The last thing we attempted was to create a Random Forest based simulation in order to mathematically understand how we could classify each decade. In order to do this, we split the datasets. X would contain all of the features other than year (which we recomputed) and y would contain the year. After training the model on this split data, we predicted it on a small set of data.

An interesting facet of ensemble learning models is how they are able to extract the feature importances and 'decisions' the models actually make on a mathematical level. By doing this, we can really understand the thresholds between what makes music part of the '2000s' or the '2010s.'

It is important to note that this is not a definitive algorithm. There are several assumptions we are making, including that the Random Forest Regressor was trained well in first place. While it only ever reached 60 percent accuracy, we only removed the feature importances after training on the whole dataset. So, despite having a dev accuracy of 60 percent, we are hoping that training on the entire model would have helped the accuracy increase by at least 10 percent. This is another assumption we are making.

It is safe to assume that our first belief that music trends would operate strictly cyclically was incorrect. Music trends seem to operate too staggeringly to make bold statements like that. For example, while some aspects of music seem to continue on a linear trend, some do operate on a more 'cyclical' or seasonal basis. For example, while Energy seems to grow linearly, Valence staggers cyclically.

Acoustics decreased significantly within the last few decades. This is probably because in the last few decades, especially in the 2000s and the 2010s, we have seen a sharp increase in Electronic and EDM music. Beats per minute (BPM) increased for a long time, reaching their peek in 1980. However, since, BPM have slumped down. As I mentioned before, however, 80s music has seen a recent aesthetic return, and the small increase towards 2010s could be a nudge to that. However, without more recent data, we cannot say for sure.

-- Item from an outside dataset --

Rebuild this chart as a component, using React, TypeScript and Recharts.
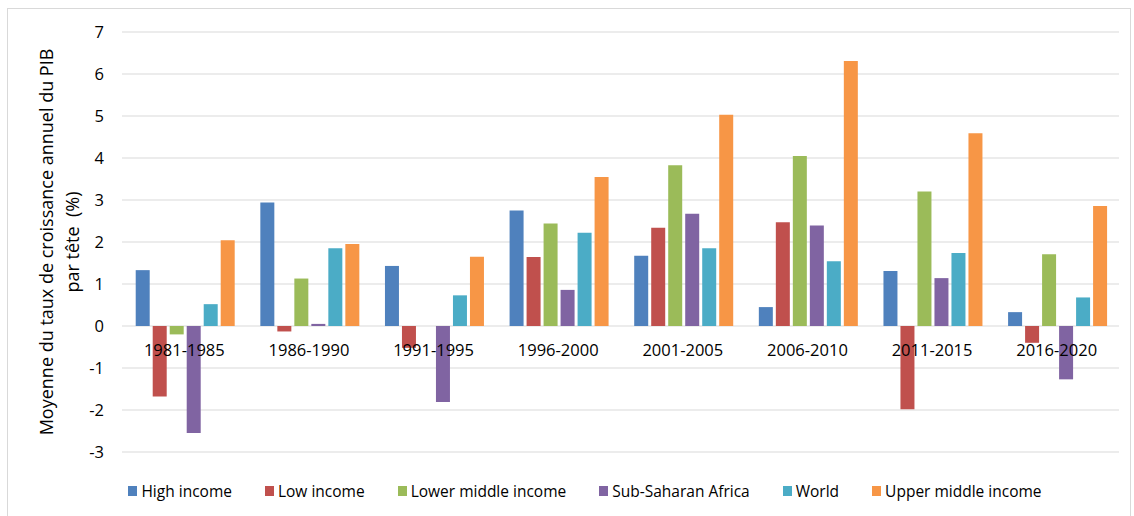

dB, Energy, Popularity, and Liveness are probably largely caused by the growth of recent technology, including Spotify itself. The increase in decibels is most likely due to the improving quality of recording equipment, like we mentioned before. Liveness is probably due to the fact that more recent recording artists are able to release their live albums (something that was not possible before).

Duration, Speechiness, Valence are probably the three graphs we are most interested in looking further into. Speechiness reflects the amount of words that are in a song. The decreasing speechiness, combined with the increasing danceability, seems to point towards Electronic music. Valence is another interesting graph; it reflects the positive moods of music. Valence did reach its peak in the 1970s and 1980s, which in our subjective experience, sounds correct. Recent popular music, in the 2000s and 2010s, are much more introspective and sadder.

This was an interesting experiment to see how music has changed over the past several decades. Although our initial interpretation of the music industry was clearly proven incorrect, it was interesting to see how and where that interpretation came to be.

In future experiments, we would like to take a further look into Valence and what makes a happy/sad song. Is it possible to detect emotion in a song through these features?